*WHAT THIS TASK INVOLVES*
Everything from the first line of the data through the line with "const monthsPerYear = 12;" is to be echoed exactly, minus the pictures.

────────────────

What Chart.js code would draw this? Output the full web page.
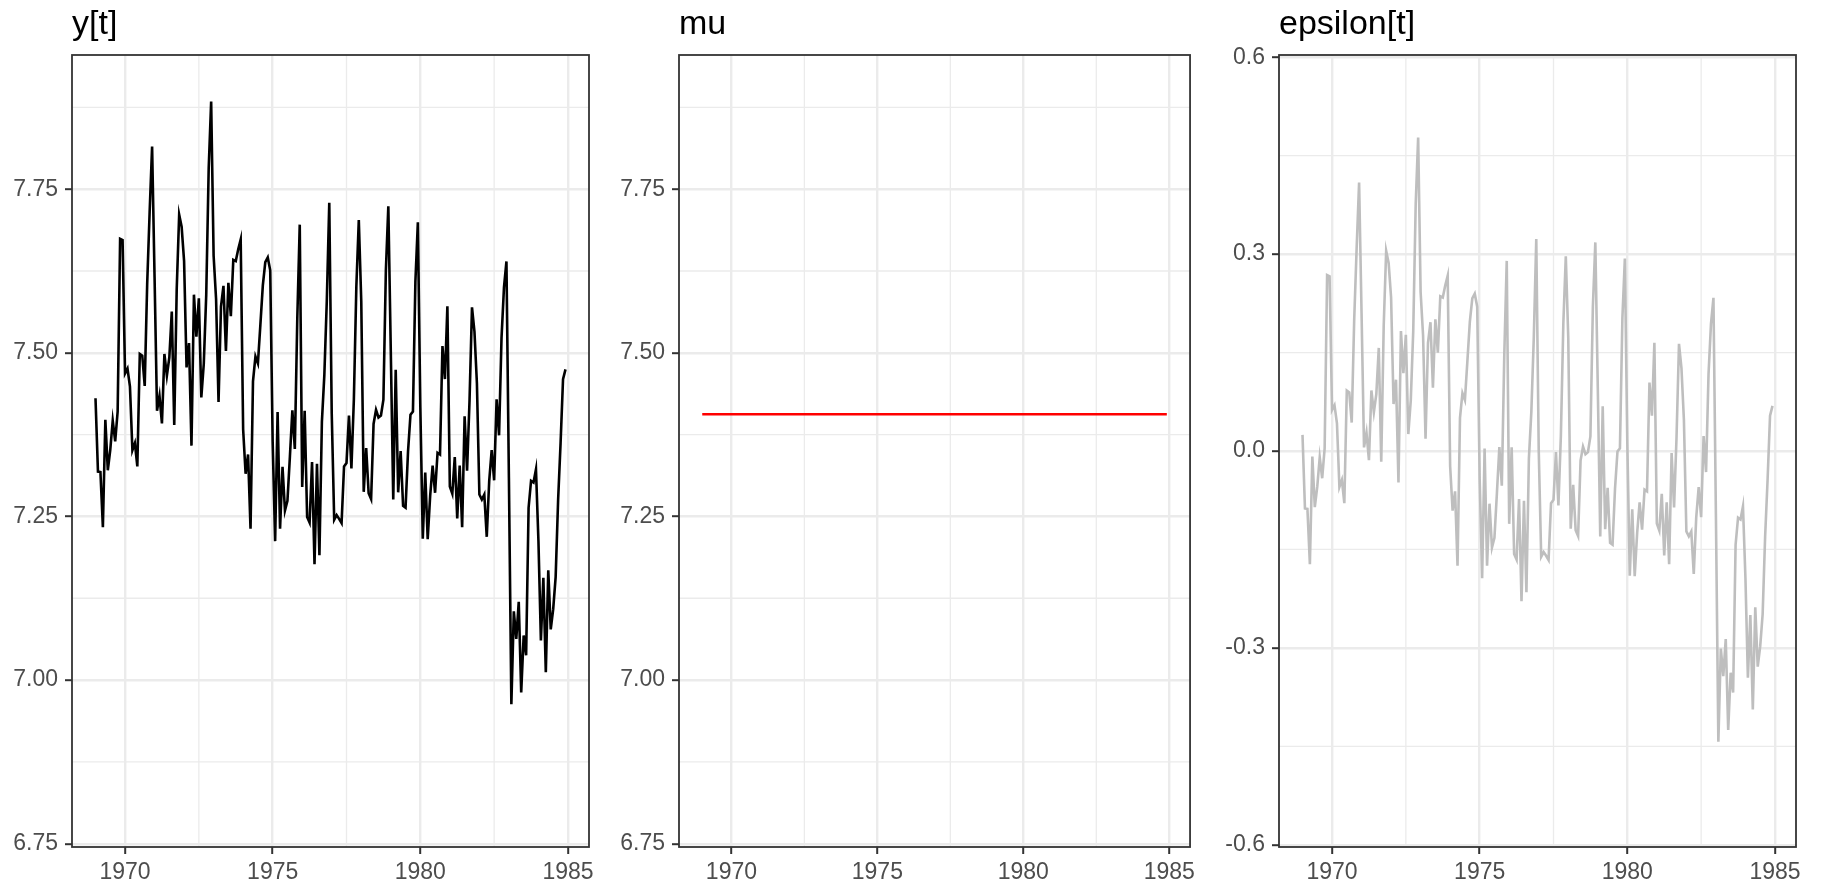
<!DOCTYPE html>
<html>
<head>
<meta charset="utf-8">
<title>y[t], mu, epsilon[t]</title>
<script src="https://cdn.jsdelivr.net/npm/chart.js@4.4.1/dist/chart.umd.min.js"></script>
<style>
  html, body { margin: 0; padding: 0; background: #ffffff; }
  #wrap { position: relative; width: 1821px; height: 887px; overflow: hidden; }
  canvas { position: absolute; top: 0; }
</style>
</head>
<body>
<div id="wrap">
  <canvas id="c1" style="left:0px"></canvas>
  <canvas id="c2" style="left:600px"></canvas>
  <canvas id="c3" style="left:1200px"></canvas>
</div>
<script>
// Monthly series, January 1969 to December 1984 (log scale)
const startYear = 1969;
const monthsPerYear = 12;

const yt = [
  7.4307, 7.3185, 7.3179, 7.2335, 7.3976, 7.3205, 7.3518, 7.3963, 7.3646, 7.4103, 7.6742, 7.6723,
  7.4685, 7.4759, 7.4483, 7.3512, 7.3620, 7.3265, 7.4983, 7.4955, 7.4495, 7.6049, 7.7151, 7.8152,
  7.6158, 7.4116, 7.4343, 7.3920, 7.4983, 7.4651, 7.4928, 7.5632, 7.3896, 7.5969, 7.7111, 7.6926,
  7.6401, 7.4776, 7.5148, 7.3582, 7.5888, 7.5246, 7.5833, 7.4319, 7.4832, 7.5888, 7.7820, 7.8838,
  7.6483, 7.5822, 7.4248, 7.5710, 7.6024, 7.5027, 7.6069, 7.5559, 7.6420, 7.6401, 7.6582, 7.6732,
  7.3828, 7.3152, 7.3447, 7.2313, 7.4565, 7.4944, 7.4838, 7.5428, 7.6029, 7.6387, 7.6459, 7.6261,
  7.3633, 7.2123, 7.4097, 7.2313, 7.3258, 7.2591, 7.2738, 7.3415, 7.4122, 7.3531, 7.5522, 7.6958,
  7.2951, 7.4116, 7.2492, 7.2407, 7.3330, 7.1770, 7.3304, 7.1907, 7.3945, 7.4662, 7.5797, 7.7293,
  7.4073, 7.2449, 7.2521, 7.2464, 7.2399, 7.3265, 7.3317, 7.4043, 7.3232, 7.4295, 7.6009, 7.7030,
  7.5787, 7.2876, 7.3544, 7.2855, 7.2766, 7.3914, 7.4128, 7.4012, 7.4043, 7.4283, 7.6256, 7.7240,
  7.5027, 7.2759, 7.4742, 7.2869, 7.3499, 7.2661, 7.2633, 7.3486, 7.4055, 7.4103, 7.6089, 7.6994,
  7.4176, 7.2160, 7.3172, 7.2152, 7.2814, 7.3278, 7.2862, 7.3473, 7.3447, 7.5104, 7.4599, 7.5710,
  7.2957, 7.2848, 7.3408, 7.2471, 7.3278, 7.2335, 7.4031, 7.3199, 7.4271, 7.5694, 7.5326, 7.4536,
  7.2835, 7.2759, 7.2835, 7.2189, 7.3045, 7.3512, 7.3052, 7.4289, 7.3740, 7.5229, 7.5999, 7.6396,
  7.3092, 6.9632, 7.1050, 7.0631, 7.1196, 6.9810, 7.0682, 7.0379, 7.2633, 7.3045, 7.3018, 7.3219,
  7.2130, 7.0605, 7.1562, 7.0121, 7.1678, 7.0775, 7.1083, 7.1577, 7.2752, 7.3620, 7.4599, 7.4748
];

// Deterministic level
const muLevel = 7.4061;

const epsilon = [
   0.0246, -0.0876, -0.0882, -0.1726, -0.0085, -0.0856, -0.0543, -0.0098, -0.0415,  0.0042,  0.2681,  0.2662,
   0.0624,  0.0698,  0.0422, -0.0549, -0.0441, -0.0796,  0.0922,  0.0894,  0.0434,  0.1988,  0.3090,  0.4091,
   0.2097,  0.0055,  0.0282, -0.0141,  0.0922,  0.0590,  0.0867,  0.1571, -0.0165,  0.1908,  0.3050,  0.2865,
   0.2340,  0.0715,  0.1087, -0.0479,  0.1827,  0.1185,  0.1772,  0.0258,  0.0771,  0.1827,  0.3759,  0.4777,
   0.2422,  0.1761,  0.0187,  0.1649,  0.1963,  0.0966,  0.2008,  0.1498,  0.2359,  0.2340,  0.2521,  0.2671,
  -0.0233, -0.0909, -0.0614, -0.1748,  0.0504,  0.0883,  0.0777,  0.1367,  0.1968,  0.2326,  0.2398,  0.2200,
  -0.0428, -0.1938,  0.0036, -0.1748, -0.0803, -0.1470, -0.1323, -0.0646,  0.0061, -0.0530,  0.1461,  0.2897,
  -0.1110,  0.0055, -0.1569, -0.1654, -0.0731, -0.2291, -0.0757, -0.2154, -0.0116,  0.0601,  0.1736,  0.3232,
   0.0012, -0.1612, -0.1540, -0.1597, -0.1662, -0.0796, -0.0744, -0.0018, -0.0829,  0.0234,  0.1948,  0.2969,
   0.1726, -0.1185, -0.0517, -0.1206, -0.1295, -0.0147,  0.0067, -0.0049, -0.0018,  0.0222,  0.2195,  0.3179,
   0.0966, -0.1302,  0.0681, -0.1192, -0.0562, -0.1400, -0.1428, -0.0575, -0.0006,  0.0042,  0.2028,  0.2933,
   0.0115, -0.1901, -0.0889, -0.1909, -0.1247, -0.0783, -0.1199, -0.0588, -0.0614,  0.1043,  0.0538,  0.1649,
  -0.1104, -0.1213, -0.0653, -0.1590, -0.0783, -0.1726, -0.0030, -0.0862,  0.0210,  0.1633,  0.1265,  0.0475,
  -0.1226, -0.1302, -0.1226, -0.1872, -0.1016, -0.0549, -0.1009,  0.0228, -0.0321,  0.1168,  0.1938,  0.2335,
  -0.0969, -0.4429, -0.3011, -0.3430, -0.2865, -0.4251, -0.3379, -0.3682, -0.1428, -0.1016, -0.1043, -0.0842,
  -0.1931, -0.3456, -0.2499, -0.3940, -0.2383, -0.3286, -0.2978, -0.2484, -0.1309, -0.0441,  0.0538,  0.0687
];

// Axis breaks and labels
const xTicks = [1970, 1975, 1980, 1985];
const xTickLabels = ['1970', '1975', '1980', '1985'];
const xMinor = [1972.5, 1977.5, 1982.5];

const levelTicks = [6.75, 7.00, 7.25, 7.50, 7.75];
const levelTickLabels = ['6.75', '7.00', '7.25', '7.50', '7.75'];
const levelMinor = [6.875, 7.125, 7.375, 7.625, 7.875];

const epsTicks = [-0.6, -0.3, 0, 0.3, 0.6];
const epsTickLabels = ['-0.6', '-0.3', '0.0', '0.3', '0.6'];
const epsMinor = [-0.45, -0.15, 0.15, 0.45];

const panelTitles = ['y[t]', 'mu', 'epsilon[t]'];

// Time index for each monthly observation
const time = yt.map((_, i) => startYear + i / monthsPerYear);

const FONT = '"Liberation Sans", Arial, sans-serif';
const GRID = '#EBEBEB';
const DARK = '#333333';

// Panel frame: minor grid underneath, border box and title on top
const panelDecor = {
  id: 'panelDecor',
  beforeDraw(chart, args, opts) {
    const { ctx, chartArea: a, scales } = chart;
    ctx.save();
    ctx.strokeStyle = GRID;
    ctx.lineWidth = 1.3;
    ctx.beginPath();
    opts.xMinor.forEach(v => {
      const px = scales.x.getPixelForValue(v);
      ctx.moveTo(px, a.top); ctx.lineTo(px, a.bottom);
    });
    opts.yMinor.forEach(v => {
      const py = scales.y.getPixelForValue(v);
      ctx.moveTo(a.left, py); ctx.lineTo(a.right, py);
    });
    ctx.stroke();
    ctx.restore();
  },
  afterDraw(chart, args, opts) {
    const { ctx, chartArea: a } = chart;
    ctx.save();
    ctx.strokeStyle = DARK;
    ctx.lineWidth = 1.8;
    ctx.strokeRect(a.left, a.top, a.right - a.left, a.bottom - a.top);
    ctx.fillStyle = '#000000';
    ctx.font = '34px ' + FONT;
    ctx.textBaseline = 'alphabetic';
    ctx.textAlign = 'left';
    ctx.fillText(opts.title, a.left, 34);
    ctx.restore();
  }
};

function makePanel(id, cfg) {
  const canvas = document.getElementById(id);
  canvas.width = cfg.width;
  canvas.height = 887;
  canvas.style.width = cfg.width + 'px';
  canvas.style.height = '887px';
  return new Chart(canvas, {
    type: 'line',
    data: {
      datasets: [{
        data: cfg.values.map((v, i) => ({ x: time[i], y: v })),
        borderColor: cfg.color,
        borderWidth: 2.6,
        pointRadius: 0,
        tension: 0,
        fill: false
      }]
    },
    options: {
      responsive: false,
      animation: false,
      events: [],
      layout: { padding: { top: 55, right: cfg.padRight, bottom: 0, left: 0 } },
      plugins: {
        legend: { display: false },
        tooltip: { enabled: false },
        title: { display: false },
        panelDecor: { title: cfg.title, xMinor: xMinor, yMinor: cfg.yMinor }
      },
      scales: {
        x: {
          type: 'linear',
          min: 1968.204,
          max: 1985.7125,
          afterBuildTicks: s => { s.ticks = xTicks.map(v => ({ value: v })); },
          afterFit: s => { s.height = 40; },
          ticks: {
            color: '#4D4D4D',
            font: { family: FONT, size: 23 },
            padding: 5,
            maxRotation: 0,
            autoSkip: false,
            callback: (v, i) => xTickLabels[i]
          },
          grid: {
            color: GRID, lineWidth: 2.4,
            drawTicks: true, tickLength: 7, tickColor: DARK, tickWidth: 2
          },
          border: { display: false }
        },
        y: {
          type: 'linear',
          min: cfg.yMin,
          max: cfg.yMax,
          afterBuildTicks: s => { s.ticks = cfg.yTicks.map(v => ({ value: v })); },
          afterFit: s => { s.width = cfg.axisWidth; },
          ticks: {
            color: '#4D4D4D',
            font: { family: FONT, size: 23 },
            padding: 7,
            autoSkip: false,
            callback: (v, i) => cfg.yTickLabels[i]
          },
          grid: {
            color: GRID, lineWidth: 2.4,
            drawTicks: true, tickLength: 7, tickColor: DARK, tickWidth: 2
          },
          border: { display: false }
        }
      }
    },
    plugins: [panelDecor]
  });
}

makePanel('c1', {
  width: 600, axisWidth: 72, padRight: 11,
  values: yt, color: '#000000', title: panelTitles[0],
  yMin: 6.745, yMax: 7.955, yTicks: levelTicks, yTickLabels: levelTickLabels, yMinor: levelMinor
});

makePanel('c2', {
  width: 600, axisWidth: 79, padRight: 4,
  values: yt.map(() => muLevel), color: '#FF0000', title: panelTitles[1],
  yMin: 6.745, yMax: 7.955, yTicks: levelTicks, yTickLabels: levelTickLabels, yMinor: levelMinor
});

makePanel('c3', {
  width: 621, axisWidth: 79, padRight: 25,
  values: epsilon, color: '#BEBEBE', title: panelTitles[2],
  yMin: -0.6035, yMax: 0.6035, yTicks: epsTicks, yTickLabels: epsTickLabels, yMinor: epsMinor
});
</script>
</body>
</html>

────────────────

*RESULT BELOW*
What Chart.js code would draw this? Output the full web page.
<!DOCTYPE html>
<html>
<head>
<meta charset="utf-8">
<title>y[t], mu, epsilon[t]</title>
<script src="https://cdn.jsdelivr.net/npm/chart.js@4.4.1/dist/chart.umd.min.js"></script>
<style>
  html, body { margin: 0; padding: 0; background: #ffffff; }
  #wrap { position: relative; width: 1821px; height: 887px; overflow: hidden; }
  canvas { position: absolute; top: 0; }
</style>
</head>
<body>
<div id="wrap">
  <canvas id="c1" style="left:0px"></canvas>
  <canvas id="c2" style="left:600px"></canvas>
  <canvas id="c3" style="left:1200px"></canvas>
</div>
<script>
// Monthly series, January 1969 to December 1984 (log scale)
const startYear = 1969;
const monthsPerYear = 12;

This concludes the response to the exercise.